Третий гудок болью пронзает мозг, сжимая виски. Я облокачиваюсь на стенку в надежде не потерять опору.
Пожалуйста.
Самсона не было в лесу. Никогда не было.
«Моя еда с собой».
Три года он вместе со мной зализывал раны здесь.
Звонок срывается, а телефон выскальзывает из ослабевших пальцев. Я не буду перезванивать. Уже больше никогда на этот номер.
Дядя отвечает на телефон всегда, даже если сидит в туалете. Работа такая. Каждая секунда может решать чью-то жизнь.
Хотя, может, я больше чувствую, чем понимаю разумом.
Потому что Самсон здесь. Он тот, кому спокойно откроют двери и пригласят в дом. Его знает каждый прохожий и с улыбкой похлопывают по плечу. Он всегда был здесь.
«В твоей крови 47-я, и ты боишься внушения?»
«Алкоголь и наркотические вещества нейтрализуют действие концентрата 47, сводя его эффективность практически к нулю».
«Продукты распада наркотических веществ могут храниться в организме до 2-х лет».
– Внуши мне что-нибудь простое, – не двигающимися губами шепчу я, удерживаясь за стену.
– Schatz, что случилось?
– Господи, ты можешь просто сделать то, что я прошу! – рычу я, в упор глядя на вампира. – Просто внуши мне что-нибудь!
– Не плачь.
А я разве плакала? Но мокрые дорожки на щеках вдруг застывают, а глаза становятся болезненно сухими. Не понимаю. Трясу головой и тру их, а вампир хмурится, скрипя что-то сквозь зубы. В голове как-то странно пусто, в горле сухо и жутко хочется выпить. Я не помню, что хотела добавить секунду назад, но новый вывод вызвал злую усмешку.
– Я на протяжении трех лет нахожусь под внушением, – смешок срывается с губ, а Вагнер медленно закрывает глаза, – и, судя по твоей реакции ты не имеешь к этому отношения.

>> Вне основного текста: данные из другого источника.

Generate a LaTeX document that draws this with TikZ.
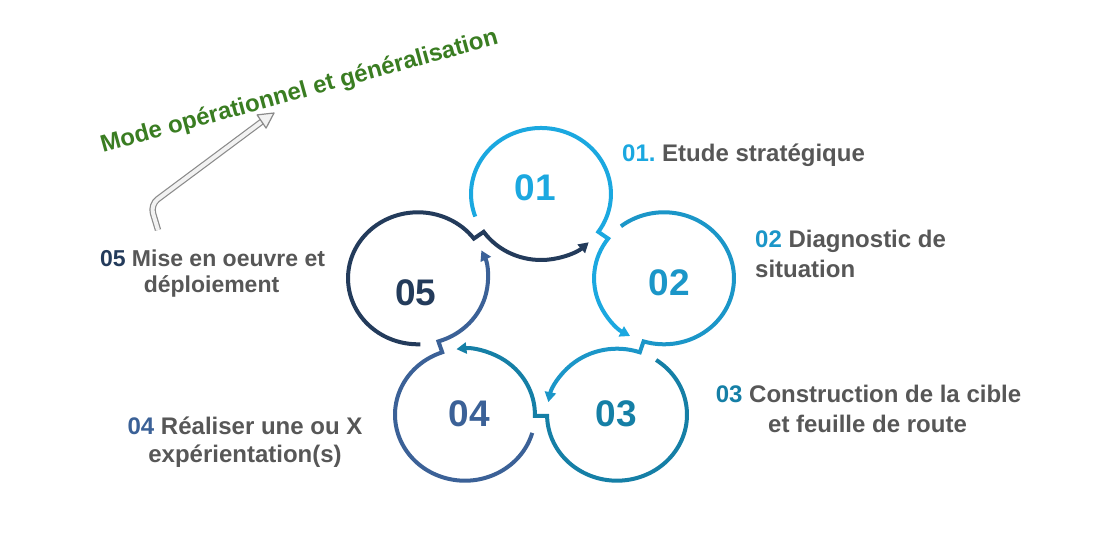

Все, чего сейчас хочется – выпить. За забытым ощущением прячется что-то важное, а я задумчиво ковыряю пальцем стену. Твою мать, я же до чего-то додумалась. Но виски сжимает тупая боль, а в голову стреляет, как при похмелье. Видимо, новое вторжение активировало старую установку.
– Мой дядя мертв, – шепчу я, разглядывая лежащий на полу аппарат.